(Extracted records)
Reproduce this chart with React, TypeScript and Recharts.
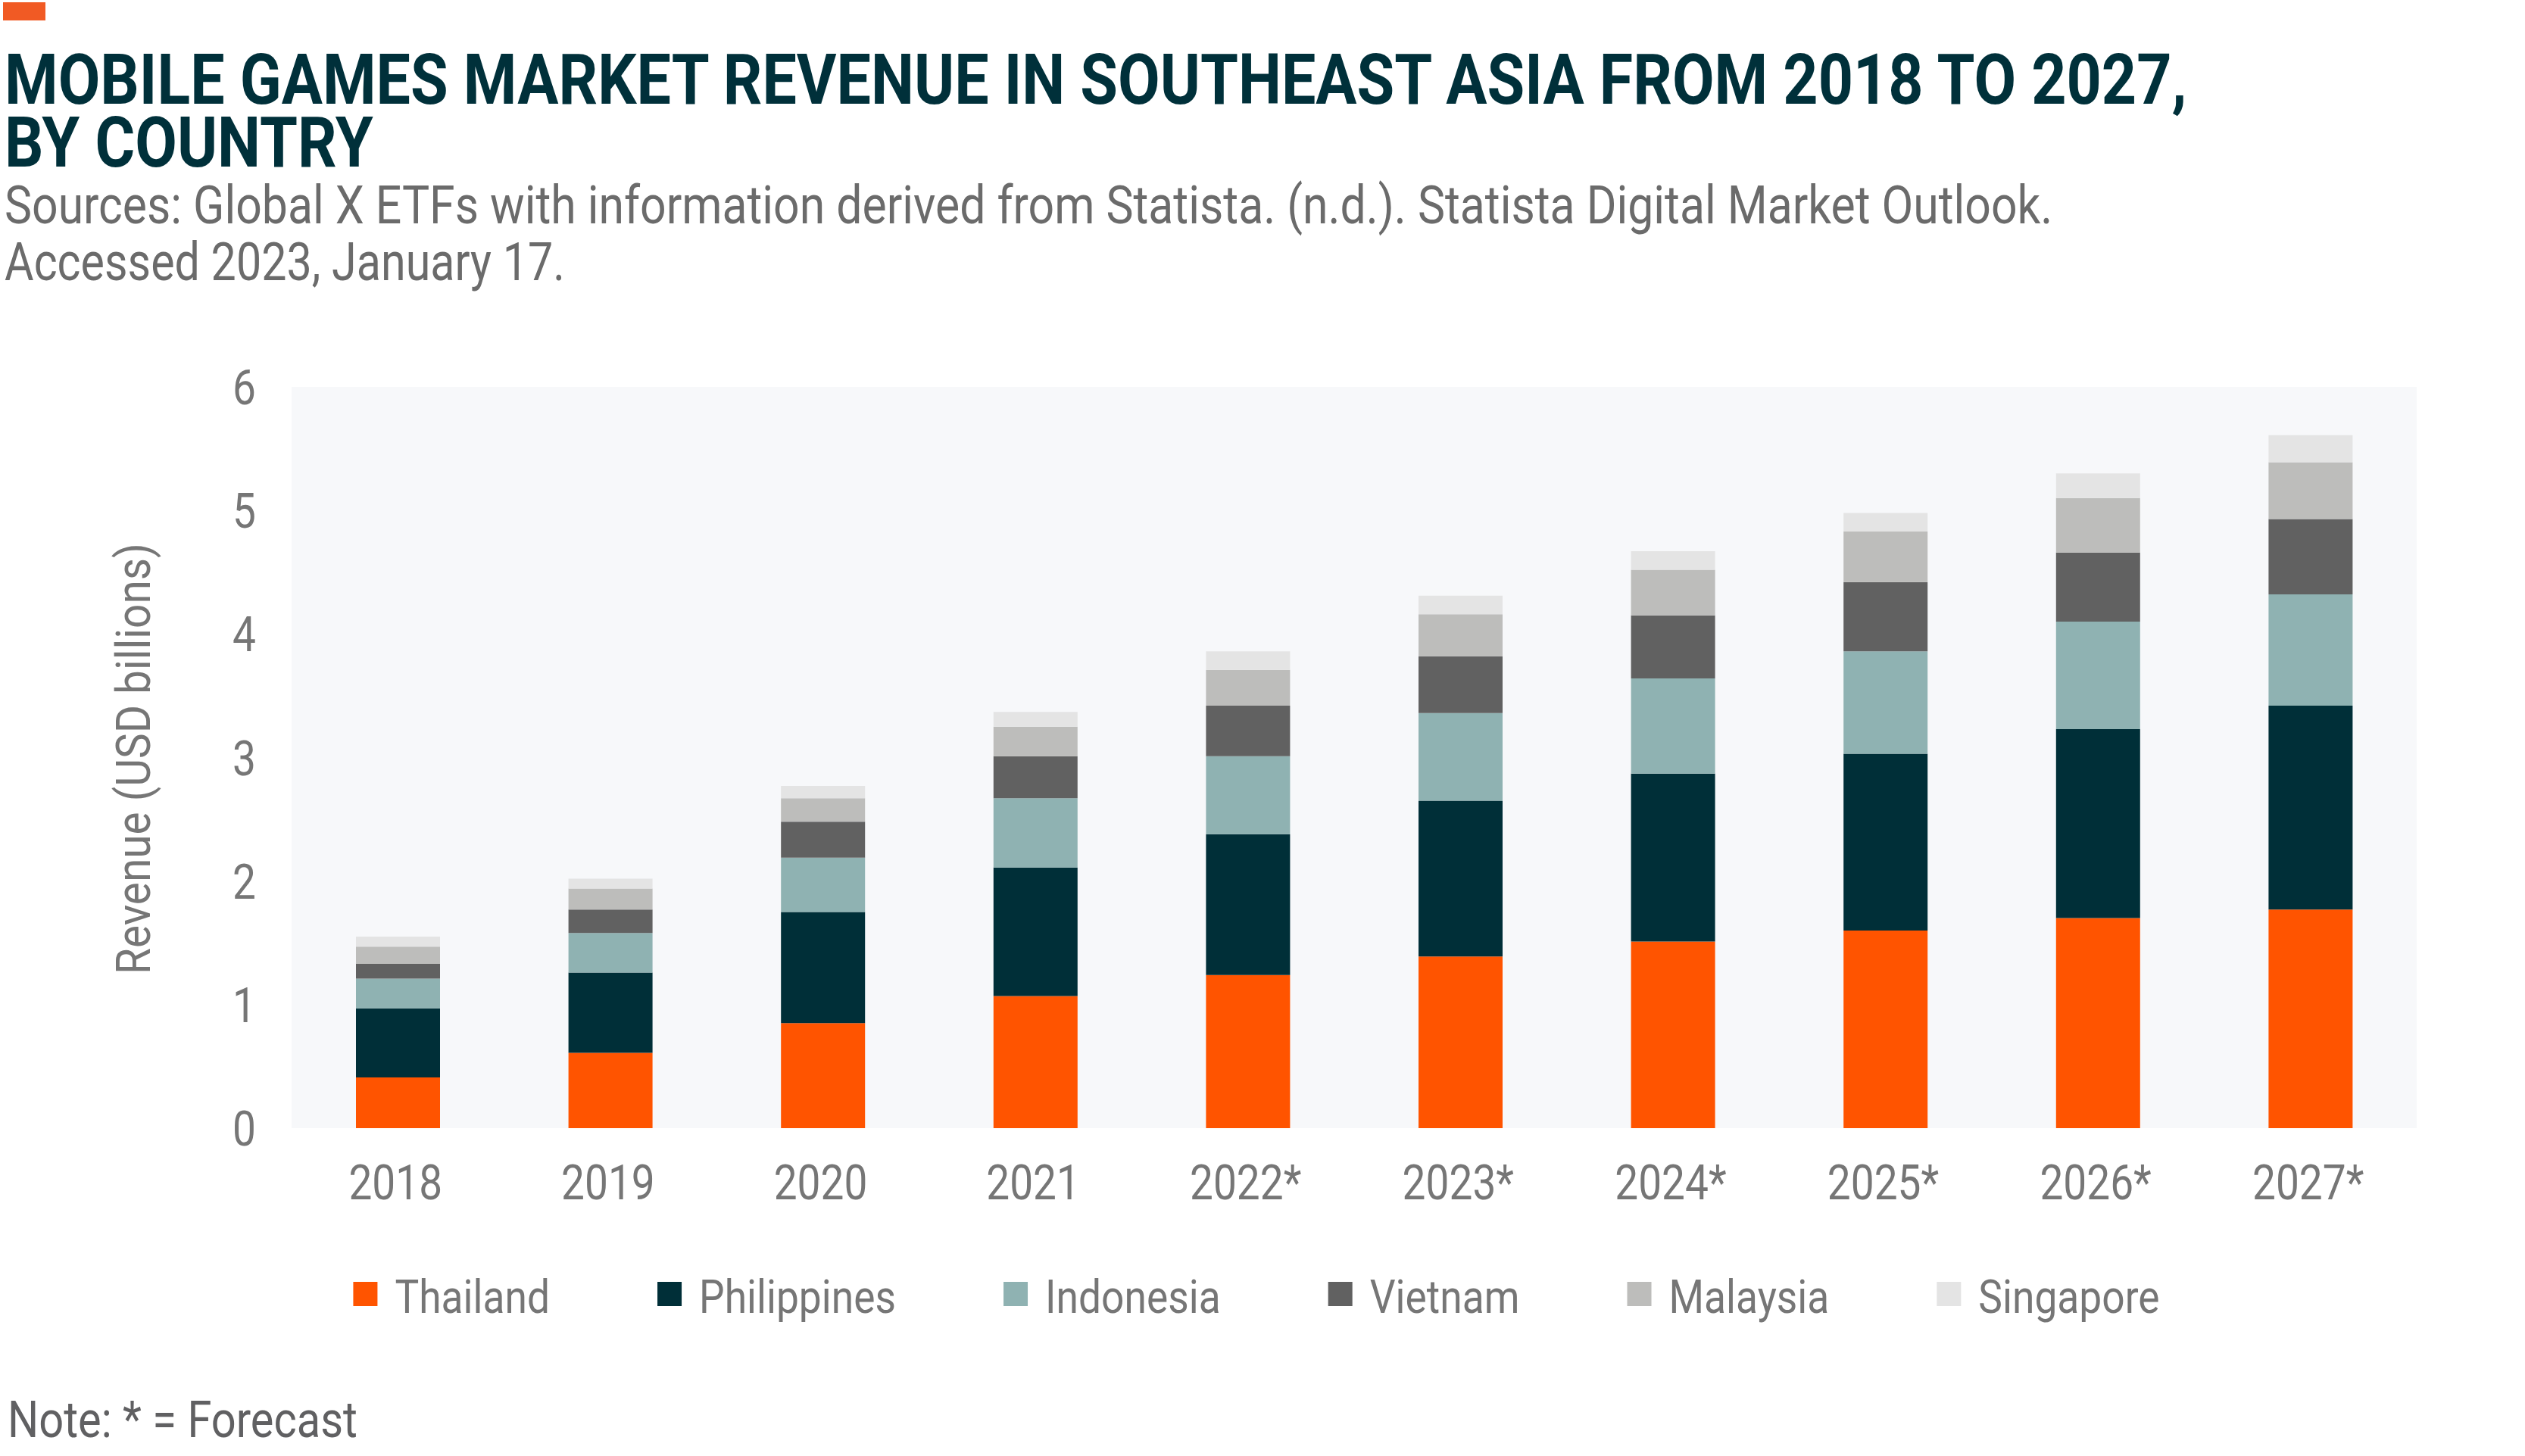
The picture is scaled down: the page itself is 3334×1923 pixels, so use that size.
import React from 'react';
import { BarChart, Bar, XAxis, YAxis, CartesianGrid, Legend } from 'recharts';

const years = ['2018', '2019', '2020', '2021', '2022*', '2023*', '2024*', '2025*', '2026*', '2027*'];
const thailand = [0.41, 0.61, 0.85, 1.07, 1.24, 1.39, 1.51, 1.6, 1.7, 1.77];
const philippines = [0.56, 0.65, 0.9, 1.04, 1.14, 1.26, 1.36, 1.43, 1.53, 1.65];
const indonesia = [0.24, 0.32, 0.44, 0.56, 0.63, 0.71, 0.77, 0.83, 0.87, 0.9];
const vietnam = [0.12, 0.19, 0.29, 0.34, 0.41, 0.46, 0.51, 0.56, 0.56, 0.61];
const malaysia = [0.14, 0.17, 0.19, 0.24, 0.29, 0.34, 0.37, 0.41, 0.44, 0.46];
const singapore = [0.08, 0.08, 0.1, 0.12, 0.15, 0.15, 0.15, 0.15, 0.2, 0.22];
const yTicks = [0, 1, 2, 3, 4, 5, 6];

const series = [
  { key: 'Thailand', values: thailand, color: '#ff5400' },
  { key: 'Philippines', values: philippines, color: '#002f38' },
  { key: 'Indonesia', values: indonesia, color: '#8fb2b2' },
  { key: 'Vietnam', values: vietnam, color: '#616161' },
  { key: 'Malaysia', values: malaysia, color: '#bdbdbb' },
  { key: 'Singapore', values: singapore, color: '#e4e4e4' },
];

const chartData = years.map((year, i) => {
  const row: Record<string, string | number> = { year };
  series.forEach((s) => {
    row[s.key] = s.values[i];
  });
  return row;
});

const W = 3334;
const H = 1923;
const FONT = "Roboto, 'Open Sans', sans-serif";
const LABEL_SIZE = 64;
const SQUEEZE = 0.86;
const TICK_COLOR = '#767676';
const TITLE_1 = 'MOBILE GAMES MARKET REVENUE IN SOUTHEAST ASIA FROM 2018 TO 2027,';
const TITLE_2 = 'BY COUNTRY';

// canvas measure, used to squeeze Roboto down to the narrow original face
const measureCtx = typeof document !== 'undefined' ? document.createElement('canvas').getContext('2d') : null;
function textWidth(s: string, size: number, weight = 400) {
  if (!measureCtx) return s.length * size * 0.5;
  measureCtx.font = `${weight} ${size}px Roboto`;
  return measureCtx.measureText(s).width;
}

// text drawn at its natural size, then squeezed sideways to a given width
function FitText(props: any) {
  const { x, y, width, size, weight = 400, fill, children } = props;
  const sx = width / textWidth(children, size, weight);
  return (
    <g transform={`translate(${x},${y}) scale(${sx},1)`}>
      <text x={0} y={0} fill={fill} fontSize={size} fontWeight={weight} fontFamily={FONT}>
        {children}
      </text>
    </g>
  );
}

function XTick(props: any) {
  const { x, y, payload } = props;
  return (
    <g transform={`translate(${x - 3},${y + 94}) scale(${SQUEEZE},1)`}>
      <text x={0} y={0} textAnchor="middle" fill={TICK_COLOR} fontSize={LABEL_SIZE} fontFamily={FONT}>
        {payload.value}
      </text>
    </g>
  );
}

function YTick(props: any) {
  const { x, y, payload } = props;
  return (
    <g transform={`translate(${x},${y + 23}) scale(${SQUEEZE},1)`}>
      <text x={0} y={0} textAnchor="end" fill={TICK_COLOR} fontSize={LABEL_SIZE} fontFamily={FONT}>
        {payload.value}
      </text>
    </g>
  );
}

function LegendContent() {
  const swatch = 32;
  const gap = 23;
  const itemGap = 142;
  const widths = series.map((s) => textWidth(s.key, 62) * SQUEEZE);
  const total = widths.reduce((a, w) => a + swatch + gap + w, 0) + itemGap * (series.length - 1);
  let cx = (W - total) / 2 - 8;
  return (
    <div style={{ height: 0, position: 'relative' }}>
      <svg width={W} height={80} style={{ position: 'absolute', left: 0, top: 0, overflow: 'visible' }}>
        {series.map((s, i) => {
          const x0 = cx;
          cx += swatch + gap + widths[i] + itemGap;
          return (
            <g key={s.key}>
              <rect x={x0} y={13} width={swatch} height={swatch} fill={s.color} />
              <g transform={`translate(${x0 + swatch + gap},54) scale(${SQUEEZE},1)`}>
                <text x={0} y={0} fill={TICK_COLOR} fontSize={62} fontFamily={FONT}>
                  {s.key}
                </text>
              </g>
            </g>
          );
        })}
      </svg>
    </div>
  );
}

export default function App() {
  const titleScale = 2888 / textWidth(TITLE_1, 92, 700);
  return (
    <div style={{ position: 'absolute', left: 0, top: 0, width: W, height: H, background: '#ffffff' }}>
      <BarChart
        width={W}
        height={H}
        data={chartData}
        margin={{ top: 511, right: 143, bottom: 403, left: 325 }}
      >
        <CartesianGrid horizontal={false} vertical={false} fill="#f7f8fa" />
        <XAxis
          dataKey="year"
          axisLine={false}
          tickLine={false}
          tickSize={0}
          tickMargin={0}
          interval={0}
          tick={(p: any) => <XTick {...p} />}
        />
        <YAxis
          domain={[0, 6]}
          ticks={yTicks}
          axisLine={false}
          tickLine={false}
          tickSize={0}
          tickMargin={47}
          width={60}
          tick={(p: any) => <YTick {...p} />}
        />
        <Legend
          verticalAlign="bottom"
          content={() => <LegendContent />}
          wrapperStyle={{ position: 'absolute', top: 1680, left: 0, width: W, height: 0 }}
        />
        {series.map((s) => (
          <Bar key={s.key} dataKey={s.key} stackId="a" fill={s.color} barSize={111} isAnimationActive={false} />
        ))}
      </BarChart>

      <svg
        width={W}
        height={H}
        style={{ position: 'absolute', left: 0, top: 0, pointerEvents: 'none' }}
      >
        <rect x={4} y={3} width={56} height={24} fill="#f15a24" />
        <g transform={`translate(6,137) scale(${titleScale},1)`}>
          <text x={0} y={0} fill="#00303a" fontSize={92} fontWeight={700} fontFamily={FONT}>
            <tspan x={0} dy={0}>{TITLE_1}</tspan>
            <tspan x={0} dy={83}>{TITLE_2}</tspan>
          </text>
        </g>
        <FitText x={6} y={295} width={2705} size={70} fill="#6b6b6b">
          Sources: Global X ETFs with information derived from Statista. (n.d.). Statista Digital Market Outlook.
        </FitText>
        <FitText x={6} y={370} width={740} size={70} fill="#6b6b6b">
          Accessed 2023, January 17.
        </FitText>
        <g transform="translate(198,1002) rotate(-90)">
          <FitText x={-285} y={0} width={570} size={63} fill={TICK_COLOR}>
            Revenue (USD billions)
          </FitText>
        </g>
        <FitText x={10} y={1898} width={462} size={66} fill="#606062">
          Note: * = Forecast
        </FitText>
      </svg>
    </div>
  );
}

* * *

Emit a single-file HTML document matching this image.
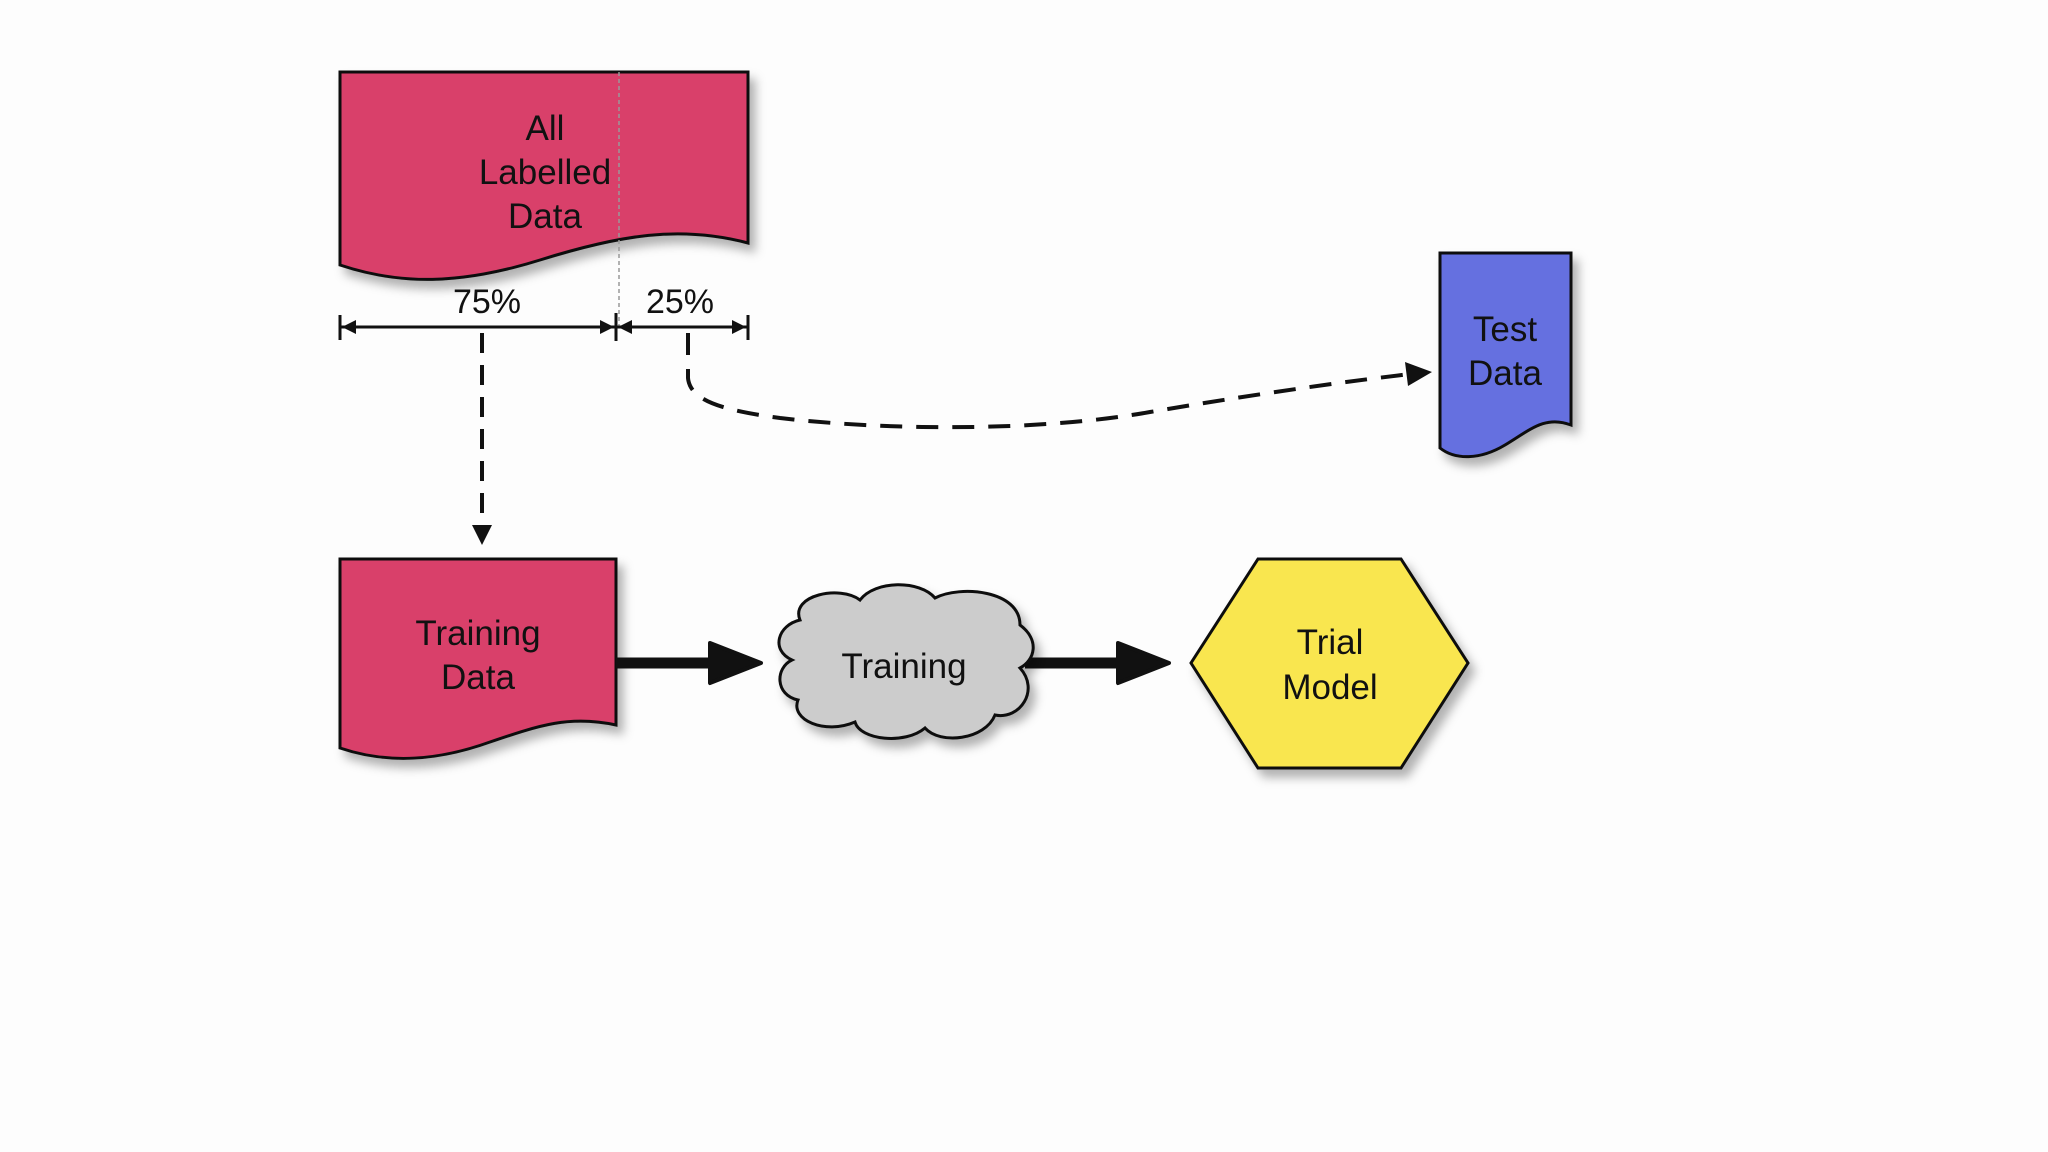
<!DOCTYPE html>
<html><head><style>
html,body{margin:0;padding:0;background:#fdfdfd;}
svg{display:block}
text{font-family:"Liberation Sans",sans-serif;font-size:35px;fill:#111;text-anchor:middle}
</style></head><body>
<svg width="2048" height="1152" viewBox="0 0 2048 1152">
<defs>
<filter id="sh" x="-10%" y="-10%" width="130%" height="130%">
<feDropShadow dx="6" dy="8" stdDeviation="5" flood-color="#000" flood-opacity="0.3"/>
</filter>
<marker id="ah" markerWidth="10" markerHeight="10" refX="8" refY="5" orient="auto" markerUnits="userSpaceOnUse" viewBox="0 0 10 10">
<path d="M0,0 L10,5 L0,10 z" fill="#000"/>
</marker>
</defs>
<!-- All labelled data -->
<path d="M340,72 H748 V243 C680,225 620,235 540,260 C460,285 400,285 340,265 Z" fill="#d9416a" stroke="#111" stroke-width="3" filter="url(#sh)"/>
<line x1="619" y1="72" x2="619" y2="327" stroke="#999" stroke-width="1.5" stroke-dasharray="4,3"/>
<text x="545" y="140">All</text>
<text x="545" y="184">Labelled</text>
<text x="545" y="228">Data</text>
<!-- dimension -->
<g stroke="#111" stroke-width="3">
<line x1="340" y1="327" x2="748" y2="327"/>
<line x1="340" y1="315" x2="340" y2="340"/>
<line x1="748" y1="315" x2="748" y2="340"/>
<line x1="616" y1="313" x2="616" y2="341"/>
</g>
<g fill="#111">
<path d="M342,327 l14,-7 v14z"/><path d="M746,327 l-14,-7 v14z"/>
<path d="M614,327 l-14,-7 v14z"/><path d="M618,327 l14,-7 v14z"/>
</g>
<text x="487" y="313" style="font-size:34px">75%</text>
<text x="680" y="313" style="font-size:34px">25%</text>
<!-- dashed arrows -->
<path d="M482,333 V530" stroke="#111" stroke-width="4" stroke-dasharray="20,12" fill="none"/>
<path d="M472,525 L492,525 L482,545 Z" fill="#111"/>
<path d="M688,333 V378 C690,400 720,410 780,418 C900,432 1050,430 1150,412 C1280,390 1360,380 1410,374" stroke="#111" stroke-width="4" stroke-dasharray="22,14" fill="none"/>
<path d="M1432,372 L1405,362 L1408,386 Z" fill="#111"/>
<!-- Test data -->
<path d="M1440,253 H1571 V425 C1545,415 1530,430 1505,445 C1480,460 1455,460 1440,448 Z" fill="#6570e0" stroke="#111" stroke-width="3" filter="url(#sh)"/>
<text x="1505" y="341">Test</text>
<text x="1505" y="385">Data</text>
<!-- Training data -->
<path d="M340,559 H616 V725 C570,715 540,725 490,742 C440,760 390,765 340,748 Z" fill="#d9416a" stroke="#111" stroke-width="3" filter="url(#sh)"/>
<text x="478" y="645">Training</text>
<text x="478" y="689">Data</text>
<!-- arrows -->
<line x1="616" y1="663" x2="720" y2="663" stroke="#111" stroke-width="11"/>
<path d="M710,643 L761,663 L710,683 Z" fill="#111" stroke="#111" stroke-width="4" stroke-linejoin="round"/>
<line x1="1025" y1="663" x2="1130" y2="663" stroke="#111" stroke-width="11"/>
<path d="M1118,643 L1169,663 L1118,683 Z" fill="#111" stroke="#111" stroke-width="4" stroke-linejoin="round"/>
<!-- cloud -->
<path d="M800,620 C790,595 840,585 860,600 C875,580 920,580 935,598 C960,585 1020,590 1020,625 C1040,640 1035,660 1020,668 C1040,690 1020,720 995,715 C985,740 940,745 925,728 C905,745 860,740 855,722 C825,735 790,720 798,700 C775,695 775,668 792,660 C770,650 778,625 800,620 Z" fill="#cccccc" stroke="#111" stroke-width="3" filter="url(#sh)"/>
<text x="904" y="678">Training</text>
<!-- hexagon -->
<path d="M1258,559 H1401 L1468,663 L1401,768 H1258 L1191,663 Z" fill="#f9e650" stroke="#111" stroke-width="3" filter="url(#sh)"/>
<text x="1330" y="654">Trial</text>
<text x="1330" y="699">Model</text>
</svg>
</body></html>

> What is expected
Leave out the pictures and transcribe exactly the lines from the one containing "Reproduce this chart" through the one containing "const yTicks = [0, 1, 2, 3, 4, 5, 6];".

> Expected answer
Reproduce this chart with React, TypeScript and Recharts.
The picture is scaled down: the page itself is 3334×1923 pixels, so use that size.
import React from 'react';
import { BarChart, Bar, XAxis, YAxis, CartesianGrid, Legend } from 'recharts';

const years = ['2018', '2019', '2020', '2021', '2022*', '2023*', '2024*', '2025*', '2026*', '2027*'];
const thailand = [0.41, 0.61, 0.85, 1.07, 1.24, 1.39, 1.51, 1.6, 1.7, 1.77];
const philippines = [0.56, 0.65, 0.9, 1.04, 1.14, 1.26, 1.36, 1.43, 1.53, 1.65];
const indonesia = [0.24, 0.32, 0.44, 0.56, 0.63, 0.71, 0.77, 0.83, 0.87, 0.9];
const vietnam = [0.12, 0.19, 0.29, 0.34, 0.41, 0.46, 0.51, 0.56, 0.56, 0.61];
const malaysia = [0.14, 0.17, 0.19, 0.24, 0.29, 0.34, 0.37, 0.41, 0.44, 0.46];
const singapore = [0.08, 0.08, 0.1, 0.12, 0.15, 0.15, 0.15, 0.15, 0.2, 0.22];
const yTicks = [0, 1, 2, 3, 4, 5, 6];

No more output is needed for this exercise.